WORK INSTRUCTIONS →
In the entries below, repeat only the lines between those holding "Clone this chart in Apache ECharts." and "const a=Math.min(...xs), b=Math.max(...xs);", inclusive. Leave pictures out.

::: LISTED ENTRIES :::

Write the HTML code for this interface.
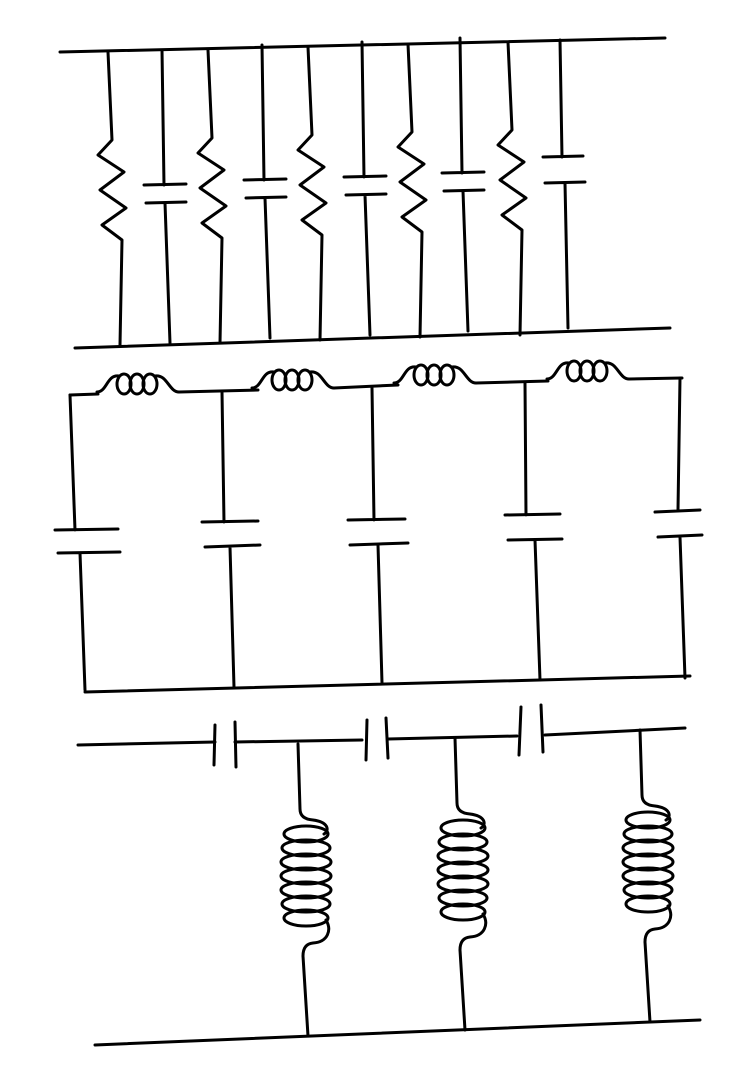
<!DOCTYPE html>
<html><head><meta charset="utf-8"><style>
html,body{margin:0;padding:0;background:#fff;}
svg{display:block;}
</style></head><body>
<svg width="741" height="1075" viewBox="0 0 741 1075" xmlns="http://www.w3.org/2000/svg" fill="none" stroke="#000" stroke-width="3" stroke-linecap="round" stroke-linejoin="round">
<defs>
<g id="r">
<path d="M108,52 L112,140 L98,155 L124,172 L100,190 L126,208 L102,225 L122,240 L120,345"/>
</g>
<g id="c1">
<path d="M162,50 L164,185 M144,185 L186,184 M146,203 L186,202 M165,203 L170,343"/>
</g>
<g id="coil">
<path d="M0,0 C10,0 10,-18 22,-16"/>
<ellipse cx="27" cy="-8" rx="7" ry="10"/>
<ellipse cx="40" cy="-8" rx="7" ry="10"/>
<ellipse cx="53" cy="-8" rx="7" ry="10"/>
<path d="M58,-16 C70,-18 72,0 82,0"/>
</g>
<g id="bc">
<path d="M0,0 L2,65 Q2,75 15,76 C30,78 32,86 26,90"/>
<ellipse cx="8" cy="90" rx="22" ry="8"/>
<ellipse cx="8" cy="104" rx="24" ry="8"/>
<ellipse cx="8" cy="118" rx="25" ry="8"/>
<ellipse cx="8" cy="132" rx="25" ry="8"/>
<ellipse cx="8" cy="146" rx="25" ry="8"/>
<ellipse cx="8" cy="160" rx="24" ry="8"/>
<ellipse cx="8" cy="174" rx="22" ry="8"/>
<path d="M28,176 C34,186 30,198 15,199 Q5,200 5,212 L10,292"/>
</g>
</defs>
<!-- Section 1 -->
<line x1="60" y1="52" x2="665" y2="38"/>
<line x1="75" y1="348" x2="670" y2="328"/>
<use href="#r"/>
<use href="#r" transform="translate(100,-2)"/>
<use href="#r" transform="translate(200,-5)"/>
<use href="#r" transform="translate(300,-8)"/>
<use href="#r" transform="translate(400,-10)"/>
<use href="#c1"/>
<use href="#c1" transform="translate(100,-5)"/>
<use href="#c1" transform="translate(200,-8)"/>
<use href="#c1" transform="translate(298,-12)"/>
<path d="M560,40 L562,157 M543,157 L583,156 M545,183 L585,182 M565,183 L568,328"/>
<!-- Section 2 -->
<line x1="85" y1="692" x2="690" y2="676"/>
<path d="M70,395 L98,394"/>
<use href="#coil" transform="translate(97,392)"/>
<path d="M179,392 L258,390"/>
<use href="#coil" transform="translate(252,388)"/>
<path d="M334,388 L398,385"/>
<use href="#coil" transform="translate(394,383)"/>
<path d="M476,383 L548,381"/>
<use href="#coil" transform="translate(547,379)"/>
<path d="M629,379 L682,378"/>
<path d="M70,395 L75,530 M55,530 L118,529 M58,553 L120,552 M80,553 L85,690"/>
<path d="M222,392 L224,522 M202,522 L258,521 M205,547 L260,545 M230,547 L234,687"/>
<path d="M372,388 L374,520 M348,520 L405,519 M350,545 L408,543 M378,545 L382,683"/>
<path d="M525,383 L526,515 M505,515 L560,514 M508,540 L562,539 M535,540 L540,680"/>
<path d="M680,378 L678,510 M655,512 L700,510 M658,537 L702,535 M680,537 L685,678"/>
<!-- Section 3 -->
<path d="M78,745 L215,742 M235,742 L362,740 M388,739 L517,736 M545,735 L685,728"/>
<path d="M215,725 L214,765 M235,722 L236,767"/>
<path d="M367,720 L366,760 M386,718 L388,758"/>
<path d="M521,707 L519,755 M541,705 L543,752"/>
<line x1="95" y1="1045" x2="700" y2="1020"/>
<use href="#bc" transform="translate(298,744)"/>
<use href="#bc" transform="translate(455,738)"/>
<use href="#bc" transform="translate(640,730)"/>
</svg>
</body></html>
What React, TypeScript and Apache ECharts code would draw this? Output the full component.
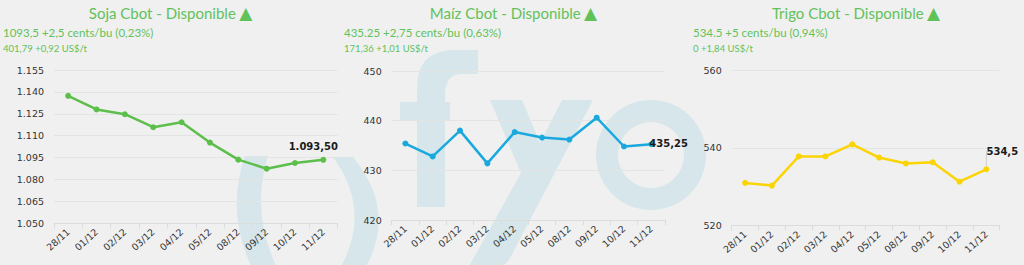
import React, { useEffect, useRef } from "react";
import * as echarts from "echarts";

const categories = ["28/11", "01/12", "02/12", "03/12", "04/12", "05/12", "08/12", "09/12", "10/12", "11/12"];
const sojaValues = [1137.3, 1128.0, 1124.7, 1115.8, 1119.2, 1105.3, 1093.6, 1087.4, 1091.3, 1093.5];
const maizValues = [435.4, 432.8, 438.0, 431.4, 437.7, 436.6, 436.2, 440.6, 434.8, 435.25];
const trigoValues = [531.0, 530.3, 537.8, 537.8, 540.9, 537.5, 536.0, 536.3, 531.3, 534.5];

const titles = ["Soja Cbot - Disponible", "Maíz Cbot - Disponible", "Trigo Cbot - Disponible"];
const subtitles1 = ["1093,5 +2,5 cents/bu (0,23%)", "435.25 +2,75 cents/bu (0,63%)", "534.5 +5 cents/bu (0,94%)"];
const subtitles2 = ["401,79 +0,92 US$/t", "171,36 +1,01 US$/t", "0 +1,84 US$/t"];

const yMins = [1050, 420, 520];
const yMaxs = [1155, 450, 560];
const yIntervals = [15, 10, 20];
const labelDecimals = [2, 2, 1];

const GREEN = "#5dbf4b";
const BLUE = "#1aa9df";
const YELLOW = "#fbd405";
const TITLE_GREEN = "#62c25a";
const WM = "#d6e6eb";

function fmtNum(v: number, dec: number) {
  const fixed = v.toFixed(dec);
  const [ip, dp] = fixed.split(".");
  const withSep = ip.replace(/\B(?=(\d{3})+(?!\d))/g, ".");
  return dp ? withSep + "," + dp : withSep;
}

let registered = false;
function registerShapes() {
  if (registered) return;
  registered = true;
  echarts.graphic.registerShape(
    "wmOpen",
    echarts.graphic.extendPath("M245 156 Q225 212 253 270 L278 270 Q250 212 268 156 Z", {})
  );
  echarts.graphic.registerShape(
    "wmClose",
    echarts.graphic.extendPath("M333 157 L353 157 Q398 212 364 270 L339 270 Q373 212 333 157 Z", {})
  );
  echarts.graphic.registerShape(
    "wmF",
    echarts.graphic.extendPath(
      "M417 207 L417 88 Q417 50 455 50 L478 50 L478 74 L462 74 Q445 74 445 95 L445 207 Z M400 102 L450 102 L450 121 L400 121 Z",
      {}
    )
  );
  echarts.graphic.registerShape(
    "wmY",
    echarts.graphic.extendPath(
      "M490 100 L522 100 L540 143 L562 100 L593 100 L510 258 Q505 268 490 268 L468 268 L521 173 Z",
      {}
    )
  );
}

export default function App() {
  const ref = useRef<HTMLDivElement>(null);
  useEffect(() => {
    if (!ref.current) return;
    registerShapes();
    const chart = echarts.init(ref.current, null, { renderer: "svg" });
    const grids = [
      { left: 54, top: 70, width: 283.5, height: 153.3 },
      { left: 391.7, top: 71, width: 273.3, height: 149 },
      { left: 731.7, top: 70, width: 268, height: 155.7 },
    ];
    const colors = [GREEN, BLUE, YELLOW];
    const values = [sojaValues, maizValues, trigoValues];
    const centers = [170.5, 513.5, 856];
    const subX = [3, 344, 693];

    const lastLabels: any[] = [
      { show: true, position: "top", offset: [-10, 0] },
      { show: true, position: "right", distance: 0, offset: [-5, -1] },
      { show: true, position: "top" },
    ];

    const series = values.map((vals, i) => ({
      type: "line",
      xAxisIndex: i,
      yAxisIndex: i,
      symbol: "circle",
      symbolSize: 6,
      z: 3,
      lineStyle: { color: colors[i], width: 2.5 },
      itemStyle: { color: colors[i] },
      label: {
        show: false,
        fontFamily: "DejaVu Sans",
        fontSize: 10,
        fontWeight: "bold",
        color: "#1a1a1a",
        formatter: (p: any) => fmtNum(p.value, labelDecimals[i]),
      },
      labelLine: i === 2 ? { show: true, lineStyle: { color: "#cfcfcf", width: 1 } } : { show: false },
      labelLayout: i === 2 ? { dx: 16, dy: -5 } : undefined,
      data: vals.map((v, j) => (j === vals.length - 1 ? { value: v, label: lastLabels[i] } : v)),
    }));

    const wm: any[] = [
      { type: "wmOpen", x: 0, y: 0, z: -10, silent: true, shape: {}, style: { fill: WM } },
      { type: "wmClose", x: 0, y: 0, z: -10, silent: true, shape: {}, style: { fill: WM } },
      { type: "wmF", x: 0, y: 0, z: -10, silent: true, shape: {}, style: { fill: WM } },
      { type: "wmY", x: 0, y: 0, z: -10, silent: true, shape: {}, style: { fill: WM } },
      { type: "ring", z: -10, silent: true, shape: { cx: 651, cy: 155, r: 55, r0: 33 }, style: { fill: WM } },
    ];
    const texts: any[] = [];
    for (let i = 0; i < 3; i++) {
      texts.push({
        type: "text",
        x: centers[i],
        y: 13,
        style: {
          text: "{a|" + titles[i] + "} {b|▲}",
          rich: {
            a: { fontSize: 15, fontFamily: "Lato", fill: TITLE_GREEN, color: TITLE_GREEN },
            b: { fontSize: 17, fontFamily: "DejaVu Sans", fill: TITLE_GREEN, color: TITLE_GREEN },
          },
          fill: TITLE_GREEN,
          textAlign: "center",
          textVerticalAlign: "middle",
          align: "center",
          verticalAlign: "middle",
        },
      });
      texts.push({
        type: "text",
        x: subX[i],
        y: 32,
        style: {
          text: subtitles1[i],
          fill: TITLE_GREEN,
          font: "11.5px Lato",
          textAlign: "left",
          textVerticalAlign: "middle",
          align: "left",
          verticalAlign: "middle",
        },
      });
      texts.push({
        type: "text",
        x: subX[i],
        y: 48,
        style: {
          text: subtitles2[i],
          fill: TITLE_GREEN,
          font: "9.5px Lato",
          textAlign: "left",
          textVerticalAlign: "middle",
          align: "left",
          verticalAlign: "middle",
        },
      });
    }

    chart.setOption({
      animation: false,
      backgroundColor: "#f0f0f0",
      graphic: { elements: [...wm, ...texts] },
      grid: grids,
      xAxis: grids.map((_, i) => ({
        type: "category",
        gridIndex: i,
        data: categories,
        boundaryGap: true,
        axisLine: { show: true, lineStyle: { color: "#dcdcdc", width: 1 } },
        axisTick: { show: true, length: 5, lineStyle: { color: "#dcdcdc" } },
        axisLabel: {
          rotate: 42,
          interval: 0,
          fontFamily: "DejaVu Sans",
          fontSize: 9.5,
          color: "#333",
          margin: 7,
        },
        splitLine: { show: false },
      })),
      yAxis: grids.map((_, i) => ({
        type: "value",
        gridIndex: i,
        min: yMins[i],
        max: yMaxs[i],
        interval: yIntervals[i],
        axisLine: { show: false },
        axisTick: { show: false },
        axisLabel: {
          fontFamily: "DejaVu Sans",
          fontSize: 9.5,
          color: "#333",
          margin: 10,
          formatter: (v: number) => (i === 0 ? fmtNum(v / 1000, 3).replace(",", ".") : String(v)),
        },
        splitLine: { show: true, lineStyle: { color: "#e4e4e4", width: 1 } },
      })),
      series,
    });
    return () => chart.dispose();
  }, []);
  return (
    <div
      ref={ref}
      style={{ position: "fixed", left: 0, top: 0, width: 1024, height: 265, background: "#f0f0f0" }}
    />
  );
}
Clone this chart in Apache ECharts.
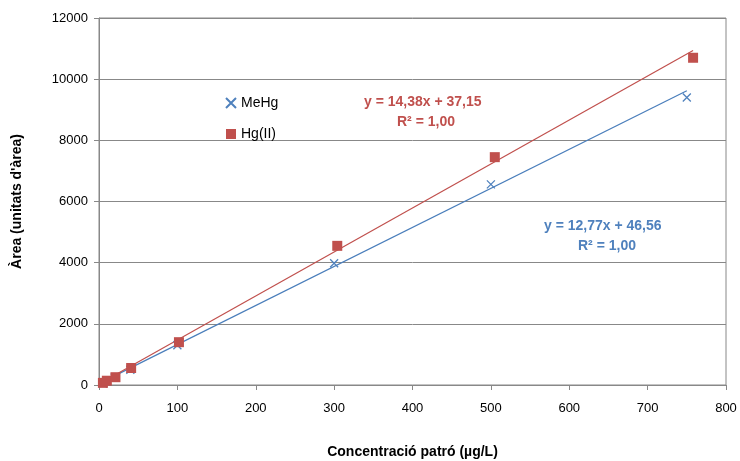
<!DOCTYPE html>
<html><head><meta charset="utf-8">
<script src="https://cdn.jsdelivr.net/npm/echarts@6/dist/echarts.min.js"></script>
<style>html,body{margin:0;padding:0;background:#fff}#c{width:740px;height:461px}</style>
</head><body><div id="c"></div>
<script>
const meHgX = [5, 10, 20, 40, 100, 300, 500, 750];
const meHgY = [50, 120, 240, 500, 1300, 3980, 6560, 9400];
const hgX = [5, 10, 21, 41, 102, 304, 505, 758];
const hgY = [70, 140, 255, 555, 1400, 4550, 7450, 10700];
const meHgFit = [12.77, 46.56];
const hgFit = [14.38, 37.15];
const xTicks = [0, 100, 200, 300, 400, 500, 600, 700, 800];
const yTicks = [0, 2000, 4000, 6000, 8000, 10000, 12000];

const blue = '#4F81BD', red = '#C0504D';
const font = 'Liberation Sans';
function pairs(xs, ys){ return xs.map((x,i)=>[x, ys[i]]); }
function fitLine(xs, f){ const a=Math.min(...xs), b=Math.max(...xs); return [[a, f[0]*a+f[1]], [b, f[0]*b+f[1]]]; }

const chart = echarts.init(document.getElementById('c'));
chart.setOption({
  animation:false,
  grid:{left:99, right:14, top:18, bottom:76, containLabel:false, outerBoundsMode:'none',
    show:true, borderColor:'#888', borderWidth:1},
  xAxis:{type:'value', min:xTicks[0], max:xTicks[xTicks.length-1], interval:100,
    name:'Concentració patró (µg/L)', nameLocation:'middle', nameGap:60,
    nameTextStyle:{fontFamily:font, fontWeight:'bold', fontSize:14, color:'#000'},
    axisLine:{lineStyle:{color:'#888'}}, axisTick:{show:true, length:5, lineStyle:{color:'#888'}},
    splitLine:{show:false}, axisLabel:{fontFamily:font, fontSize:13, color:'#000', margin:17, formatter:v=>String(v)}},
  yAxis:{type:'value', min:yTicks[0], max:yTicks[yTicks.length-1], interval:2000,
    name:"Àrea (unitats d'àrea)", nameLocation:'middle', nameGap:75,
    nameTextStyle:{fontFamily:font, fontWeight:'bold', fontSize:14, color:'#000'},
    axisLine:{show:true, lineStyle:{color:'#888'}}, axisTick:{show:true, length:5, lineStyle:{color:'#888'}},
    splitLine:{lineStyle:{color:'#888'}}, axisLabel:{fontFamily:font, fontSize:13, color:'#000', margin:11, formatter:v=>String(v)}},
  legend:{orient:'vertical', left:220, top:91, itemGap:17, itemWidth:10, itemHeight:10,
    data:['MeHg','Hg(II)'], textStyle:{fontFamily:font, fontSize:14, color:'#000'}},
  series:[
    {name:'MeHg', type:'scatter', data:pairs(meHgX, meHgY), symbol:'path://M0,0L10,10M10,0L0,10', symbolSize:8,
     itemStyle:{color:blue, borderColor:blue, borderWidth:1.3, opacity:1}, z:5},
    {name:'Hg(II)', type:'scatter', data:pairs(hgX, hgY), symbol:'rect', symbolSize:10,
     itemStyle:{color:red, opacity:1}, z:5},
    {name:'MeHg fit', type:'line', data:fitLine(meHgX, meHgFit), symbol:'none', lineStyle:{color:'#4A7EBB', width:1.2}, z:3},
    {name:'Hg fit', type:'line', data:fitLine(hgX, hgFit), symbol:'none', lineStyle:{color:red, width:1.2}, z:3}
  ],
  graphic:[
    {type:'text', left:364, top:95, style:{text:'y = 14,38x + 37,15', fontFamily:font, fontWeight:'bold', fontSize:14, fill:red}},
    {type:'text', left:397, top:115, style:{text:'R² = 1,00', fontFamily:font, fontWeight:'bold', fontSize:14, fill:red}},
    {type:'text', left:544, top:219, style:{text:'y = 12,77x + 46,56', fontFamily:font, fontWeight:'bold', fontSize:14, fill:blue}},
    {type:'text', left:578, top:239, style:{text:'R² = 1,00', fontFamily:font, fontWeight:'bold', fontSize:14, fill:blue}}
  ]
});
</script></body></html>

:::

SOLUTION FOR THIS TASK →
Clone this chart in Apache ECharts.
<!DOCTYPE html>
<html><head><meta charset="utf-8">
<script src="https://cdn.jsdelivr.net/npm/echarts@6/dist/echarts.min.js"></script>
<style>html,body{margin:0;padding:0;background:#fff}#c{width:740px;height:461px}</style>
</head><body><div id="c"></div>
<script>
const meHgX = [5, 10, 20, 40, 100, 300, 500, 750];
const meHgY = [50, 120, 240, 500, 1300, 3980, 6560, 9400];
const hgX = [5, 10, 21, 41, 102, 304, 505, 758];
const hgY = [70, 140, 255, 555, 1400, 4550, 7450, 10700];
const meHgFit = [12.77, 46.56];
const hgFit = [14.38, 37.15];
const xTicks = [0, 100, 200, 300, 400, 500, 600, 700, 800];
const yTicks = [0, 2000, 4000, 6000, 8000, 10000, 12000];

const blue = '#4F81BD', red = '#C0504D';
const font = 'Liberation Sans';
function pairs(xs, ys){ return xs.map((x,i)=>[x, ys[i]]); }
function fitLine(xs, f){ const a=Math.min(...xs), b=Math.max(...xs); return [[a, f[0]*a+f[1]], [b, f[0]*b+f[1]]]; }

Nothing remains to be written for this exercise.